▶ **Required task**: Everything in the data should be repeated exactly, save for the images.

[START OF Information provided]

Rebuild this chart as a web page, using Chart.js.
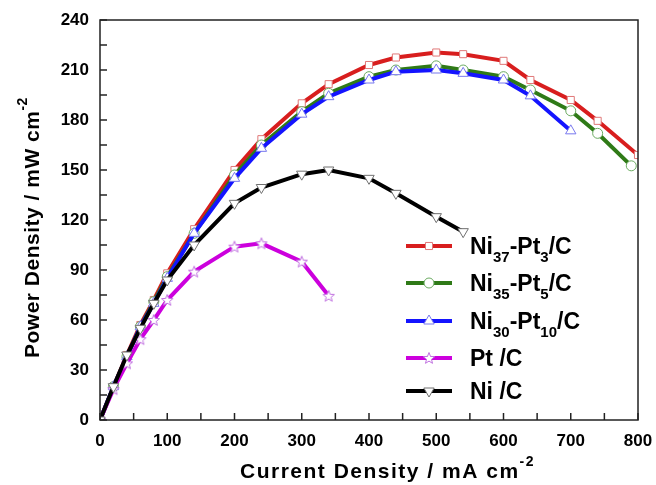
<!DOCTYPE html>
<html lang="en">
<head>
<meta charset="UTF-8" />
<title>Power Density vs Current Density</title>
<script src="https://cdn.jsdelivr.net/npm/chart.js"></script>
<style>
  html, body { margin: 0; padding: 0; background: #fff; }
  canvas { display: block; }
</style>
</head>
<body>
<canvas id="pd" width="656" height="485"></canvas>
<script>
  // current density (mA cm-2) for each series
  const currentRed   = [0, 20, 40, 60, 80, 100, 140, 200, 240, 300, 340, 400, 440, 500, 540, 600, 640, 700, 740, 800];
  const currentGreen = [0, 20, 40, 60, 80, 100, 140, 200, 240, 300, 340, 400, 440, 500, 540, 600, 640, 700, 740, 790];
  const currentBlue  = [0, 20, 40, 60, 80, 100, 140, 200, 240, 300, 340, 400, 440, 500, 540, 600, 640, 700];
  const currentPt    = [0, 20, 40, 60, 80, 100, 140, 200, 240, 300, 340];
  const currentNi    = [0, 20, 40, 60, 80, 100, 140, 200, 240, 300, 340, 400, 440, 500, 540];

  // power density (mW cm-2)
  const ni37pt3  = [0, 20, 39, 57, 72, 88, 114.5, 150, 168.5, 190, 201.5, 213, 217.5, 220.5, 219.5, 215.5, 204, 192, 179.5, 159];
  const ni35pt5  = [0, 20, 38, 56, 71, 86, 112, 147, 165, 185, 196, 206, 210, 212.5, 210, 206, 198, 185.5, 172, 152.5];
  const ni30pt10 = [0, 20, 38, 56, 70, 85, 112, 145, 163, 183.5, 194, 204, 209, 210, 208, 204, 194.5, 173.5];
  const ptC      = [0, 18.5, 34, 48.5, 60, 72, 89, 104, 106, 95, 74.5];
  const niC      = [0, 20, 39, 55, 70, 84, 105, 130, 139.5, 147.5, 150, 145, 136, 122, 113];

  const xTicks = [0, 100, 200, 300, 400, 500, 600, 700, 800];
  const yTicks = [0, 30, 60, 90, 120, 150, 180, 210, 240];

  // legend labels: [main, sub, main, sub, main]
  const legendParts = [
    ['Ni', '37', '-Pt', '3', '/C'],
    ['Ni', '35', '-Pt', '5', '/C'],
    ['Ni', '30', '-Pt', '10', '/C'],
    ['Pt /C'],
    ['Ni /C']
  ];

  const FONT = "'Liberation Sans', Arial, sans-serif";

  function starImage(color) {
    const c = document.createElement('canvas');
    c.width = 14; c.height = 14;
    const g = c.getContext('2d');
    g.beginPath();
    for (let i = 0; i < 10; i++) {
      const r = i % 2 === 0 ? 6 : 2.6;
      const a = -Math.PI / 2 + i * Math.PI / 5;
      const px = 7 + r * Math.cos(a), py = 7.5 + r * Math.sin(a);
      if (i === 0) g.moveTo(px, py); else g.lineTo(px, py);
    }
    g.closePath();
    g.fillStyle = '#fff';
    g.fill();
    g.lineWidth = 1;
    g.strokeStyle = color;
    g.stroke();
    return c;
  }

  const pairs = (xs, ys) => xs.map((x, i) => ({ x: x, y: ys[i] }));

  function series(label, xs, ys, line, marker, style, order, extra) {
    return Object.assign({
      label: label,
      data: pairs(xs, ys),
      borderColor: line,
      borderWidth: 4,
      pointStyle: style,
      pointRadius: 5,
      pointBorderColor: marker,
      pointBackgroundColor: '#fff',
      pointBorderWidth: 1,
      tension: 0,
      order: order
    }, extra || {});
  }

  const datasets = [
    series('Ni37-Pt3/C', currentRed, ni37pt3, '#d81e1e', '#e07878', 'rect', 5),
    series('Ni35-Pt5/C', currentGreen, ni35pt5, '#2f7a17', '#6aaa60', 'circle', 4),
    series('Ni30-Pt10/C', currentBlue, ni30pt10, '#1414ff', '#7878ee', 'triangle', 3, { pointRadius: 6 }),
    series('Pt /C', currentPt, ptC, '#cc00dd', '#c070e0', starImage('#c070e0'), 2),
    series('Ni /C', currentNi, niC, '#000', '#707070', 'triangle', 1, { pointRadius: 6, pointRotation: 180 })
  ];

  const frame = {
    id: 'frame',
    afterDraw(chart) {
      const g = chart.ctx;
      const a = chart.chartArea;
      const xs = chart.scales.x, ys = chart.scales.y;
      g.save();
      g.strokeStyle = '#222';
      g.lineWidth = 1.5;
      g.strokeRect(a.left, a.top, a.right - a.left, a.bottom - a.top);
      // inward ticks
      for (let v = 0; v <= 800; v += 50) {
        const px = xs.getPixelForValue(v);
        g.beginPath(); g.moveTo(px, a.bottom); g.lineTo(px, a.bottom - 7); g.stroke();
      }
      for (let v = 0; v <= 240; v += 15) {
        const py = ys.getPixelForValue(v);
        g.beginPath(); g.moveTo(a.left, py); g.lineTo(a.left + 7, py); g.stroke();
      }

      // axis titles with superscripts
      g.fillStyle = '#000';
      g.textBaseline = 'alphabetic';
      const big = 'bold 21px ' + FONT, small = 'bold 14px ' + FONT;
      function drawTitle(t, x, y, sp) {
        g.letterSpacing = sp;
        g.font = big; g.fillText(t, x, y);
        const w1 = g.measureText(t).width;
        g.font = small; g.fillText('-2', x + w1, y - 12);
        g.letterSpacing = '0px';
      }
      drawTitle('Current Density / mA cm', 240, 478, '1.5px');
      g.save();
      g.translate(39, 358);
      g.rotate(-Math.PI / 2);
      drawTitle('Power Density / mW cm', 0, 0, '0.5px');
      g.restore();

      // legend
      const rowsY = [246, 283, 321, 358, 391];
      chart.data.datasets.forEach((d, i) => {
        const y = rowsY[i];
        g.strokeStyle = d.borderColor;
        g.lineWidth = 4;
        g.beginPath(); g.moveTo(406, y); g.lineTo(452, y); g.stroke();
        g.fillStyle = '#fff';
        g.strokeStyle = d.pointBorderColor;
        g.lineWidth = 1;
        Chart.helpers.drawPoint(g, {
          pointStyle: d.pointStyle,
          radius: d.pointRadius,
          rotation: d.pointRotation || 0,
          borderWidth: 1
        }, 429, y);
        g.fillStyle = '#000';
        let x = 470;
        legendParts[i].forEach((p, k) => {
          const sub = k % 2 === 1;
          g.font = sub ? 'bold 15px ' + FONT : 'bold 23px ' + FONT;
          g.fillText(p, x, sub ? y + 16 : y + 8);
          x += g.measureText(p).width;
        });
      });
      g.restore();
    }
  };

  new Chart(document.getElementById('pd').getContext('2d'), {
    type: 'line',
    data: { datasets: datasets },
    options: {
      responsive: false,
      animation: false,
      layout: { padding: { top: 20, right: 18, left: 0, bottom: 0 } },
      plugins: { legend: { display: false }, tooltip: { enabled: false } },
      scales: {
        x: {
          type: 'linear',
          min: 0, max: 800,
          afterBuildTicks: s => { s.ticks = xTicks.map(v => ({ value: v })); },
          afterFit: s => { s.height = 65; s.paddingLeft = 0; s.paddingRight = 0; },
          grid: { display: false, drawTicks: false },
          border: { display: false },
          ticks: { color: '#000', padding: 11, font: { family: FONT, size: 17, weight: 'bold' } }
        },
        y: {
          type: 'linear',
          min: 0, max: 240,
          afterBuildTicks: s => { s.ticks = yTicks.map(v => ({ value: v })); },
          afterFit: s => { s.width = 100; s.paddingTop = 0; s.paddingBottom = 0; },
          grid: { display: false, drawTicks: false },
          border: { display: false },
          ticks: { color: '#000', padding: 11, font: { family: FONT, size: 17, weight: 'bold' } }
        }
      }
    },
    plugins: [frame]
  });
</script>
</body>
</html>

[END OF Information provided]

▶ **Solution**:
Rebuild this chart as a web page, using Chart.js.
<!DOCTYPE html>
<html lang="en">
<head>
<meta charset="UTF-8" />
<title>Power Density vs Current Density</title>
<script src="https://cdn.jsdelivr.net/npm/chart.js"></script>
<style>
  html, body { margin: 0; padding: 0; background: #fff; }
  canvas { display: block; }
</style>
</head>
<body>
<canvas id="pd" width="656" height="485"></canvas>
<script>
  // current density (mA cm-2) for each series
  const currentRed   = [0, 20, 40, 60, 80, 100, 140, 200, 240, 300, 340, 400, 440, 500, 540, 600, 640, 700, 740, 800];
  const currentGreen = [0, 20, 40, 60, 80, 100, 140, 200, 240, 300, 340, 400, 440, 500, 540, 600, 640, 700, 740, 790];
  const currentBlue  = [0, 20, 40, 60, 80, 100, 140, 200, 240, 300, 340, 400, 440, 500, 540, 600, 640, 700];
  const currentPt    = [0, 20, 40, 60, 80, 100, 140, 200, 240, 300, 340];
  const currentNi    = [0, 20, 40, 60, 80, 100, 140, 200, 240, 300, 340, 400, 440, 500, 540];

  // power density (mW cm-2)
  const ni37pt3  = [0, 20, 39, 57, 72, 88, 114.5, 150, 168.5, 190, 201.5, 213, 217.5, 220.5, 219.5, 215.5, 204, 192, 179.5, 159];
  const ni35pt5  = [0, 20, 38, 56, 71, 86, 112, 147, 165, 185, 196, 206, 210, 212.5, 210, 206, 198, 185.5, 172, 152.5];
  const ni30pt10 = [0, 20, 38, 56, 70, 85, 112, 145, 163, 183.5, 194, 204, 209, 210, 208, 204, 194.5, 173.5];
  const ptC      = [0, 18.5, 34, 48.5, 60, 72, 89, 104, 106, 95, 74.5];
  const niC      = [0, 20, 39, 55, 70, 84, 105, 130, 139.5, 147.5, 150, 145, 136, 122, 113];

  const xTicks = [0, 100, 200, 300, 400, 500, 600, 700, 800];
  const yTicks = [0, 30, 60, 90, 120, 150, 180, 210, 240];

  // legend labels: [main, sub, main, sub, main]
  const legendParts = [
    ['Ni', '37', '-Pt', '3', '/C'],
    ['Ni', '35', '-Pt', '5', '/C'],
    ['Ni', '30', '-Pt', '10', '/C'],
    ['Pt /C'],
    ['Ni /C']
  ];

  const FONT = "'Liberation Sans', Arial, sans-serif";

  function starImage(color) {
    const c = document.createElement('canvas');
    c.width = 14; c.height = 14;
    const g = c.getContext('2d');
    g.beginPath();
    for (let i = 0; i < 10; i++) {
      const r = i % 2 === 0 ? 6 : 2.6;
      const a = -Math.PI / 2 + i * Math.PI / 5;
      const px = 7 + r * Math.cos(a), py = 7.5 + r * Math.sin(a);
      if (i === 0) g.moveTo(px, py); else g.lineTo(px, py);
    }
    g.closePath();
    g.fillStyle = '#fff';
    g.fill();
    g.lineWidth = 1;
    g.strokeStyle = color;
    g.stroke();
    return c;
  }

  const pairs = (xs, ys) => xs.map((x, i) => ({ x: x, y: ys[i] }));

  function series(label, xs, ys, line, marker, style, order, extra) {
    return Object.assign({
      label: label,
      data: pairs(xs, ys),
      borderColor: line,
      borderWidth: 4,
      pointStyle: style,
      pointRadius: 5,
      pointBorderColor: marker,
      pointBackgroundColor: '#fff',
      pointBorderWidth: 1,
      tension: 0,
      order: order
    }, extra || {});
  }

  const datasets = [
    series('Ni37-Pt3/C', currentRed, ni37pt3, '#d81e1e', '#e07878', 'rect', 5),
    series('Ni35-Pt5/C', currentGreen, ni35pt5, '#2f7a17', '#6aaa60', 'circle', 4),
    series('Ni30-Pt10/C', currentBlue, ni30pt10, '#1414ff', '#7878ee', 'triangle', 3, { pointRadius: 6 }),
    series('Pt /C', currentPt, ptC, '#cc00dd', '#c070e0', starImage('#c070e0'), 2),
    series('Ni /C', currentNi, niC, '#000', '#707070', 'triangle', 1, { pointRadius: 6, pointRotation: 180 })
  ];

  const frame = {
    id: 'frame',
    afterDraw(chart) {
      const g = chart.ctx;
      const a = chart.chartArea;
      const xs = chart.scales.x, ys = chart.scales.y;
      g.save();
      g.strokeStyle = '#222';
      g.lineWidth = 1.5;
      g.strokeRect(a.left, a.top, a.right - a.left, a.bottom - a.top);
      // inward ticks
      for (let v = 0; v <= 800; v += 50) {
        const px = xs.getPixelForValue(v);
        g.beginPath(); g.moveTo(px, a.bottom); g.lineTo(px, a.bottom - 7); g.stroke();
      }
      for (let v = 0; v <= 240; v += 15) {
        const py = ys.getPixelForValue(v);
        g.beginPath(); g.moveTo(a.left, py); g.lineTo(a.left + 7, py); g.stroke();
      }

      // axis titles with superscripts
      g.fillStyle = '#000';
      g.textBaseline = 'alphabetic';
      const big = 'bold 21px ' + FONT, small = 'bold 14px ' + FONT;
      function drawTitle(t, x, y, sp) {
        g.letterSpacing = sp;
        g.font = big; g.fillText(t, x, y);
        const w1 = g.measureText(t).width;
        g.font = small; g.fillText('-2', x + w1, y - 12);
        g.letterSpacing = '0px';
      }
      drawTitle('Current Density / mA cm', 240, 478, '1.5px');
      g.save();
      g.translate(39, 358);
      g.rotate(-Math.PI / 2);
      drawTitle('Power Density / mW cm', 0, 0, '0.5px');
      g.restore();

      // legend
      const rowsY = [246, 283, 321, 358, 391];
      chart.data.datasets.forEach((d, i) => {
        const y = rowsY[i];
        g.strokeStyle = d.borderColor;
        g.lineWidth = 4;
        g.beginPath(); g.moveTo(406, y); g.lineTo(452, y); g.stroke();
        g.fillStyle = '#fff';
        g.strokeStyle = d.pointBorderColor;
        g.lineWidth = 1;
        Chart.helpers.drawPoint(g, {
          pointStyle: d.pointStyle,
          radius: d.pointRadius,
          rotation: d.pointRotation || 0,
          borderWidth: 1
        }, 429, y);
        g.fillStyle = '#000';
        let x = 470;
        legendParts[i].forEach((p, k) => {
          const sub = k % 2 === 1;
          g.font = sub ? 'bold 15px ' + FONT : 'bold 23px ' + FONT;
          g.fillText(p, x, sub ? y + 16 : y + 8);
          x += g.measureText(p).width;
        });
      });
      g.restore();
    }
  };

  new Chart(document.getElementById('pd').getContext('2d'), {
    type: 'line',
    data: { datasets: datasets },
    options: {
      responsive: false,
      animation: false,
      layout: { padding: { top: 20, right: 18, left: 0, bottom: 0 } },
      plugins: { legend: { display: false }, tooltip: { enabled: false } },
      scales: {
        x: {
          type: 'linear',
          min: 0, max: 800,
          afterBuildTicks: s => { s.ticks = xTicks.map(v => ({ value: v })); },
          afterFit: s => { s.height = 65; s.paddingLeft = 0; s.paddingRight = 0; },
          grid: { display: false, drawTicks: false },
          border: { display: false },
          ticks: { color: '#000', padding: 11, font: { family: FONT, size: 17, weight: 'bold' } }
        },
        y: {
          type: 'linear',
          min: 0, max: 240,
          afterBuildTicks: s => { s.ticks = yTicks.map(v => ({ value: v })); },
          afterFit: s => { s.width = 100; s.paddingTop = 0; s.paddingBottom = 0; },
          grid: { display: false, drawTicks: false },
          border: { display: false },
          ticks: { color: '#000', padding: 11, font: { family: FONT, size: 17, weight: 'bold' } }
        }
      }
    },
    plugins: [frame]
  });
</script>
</body>
</html>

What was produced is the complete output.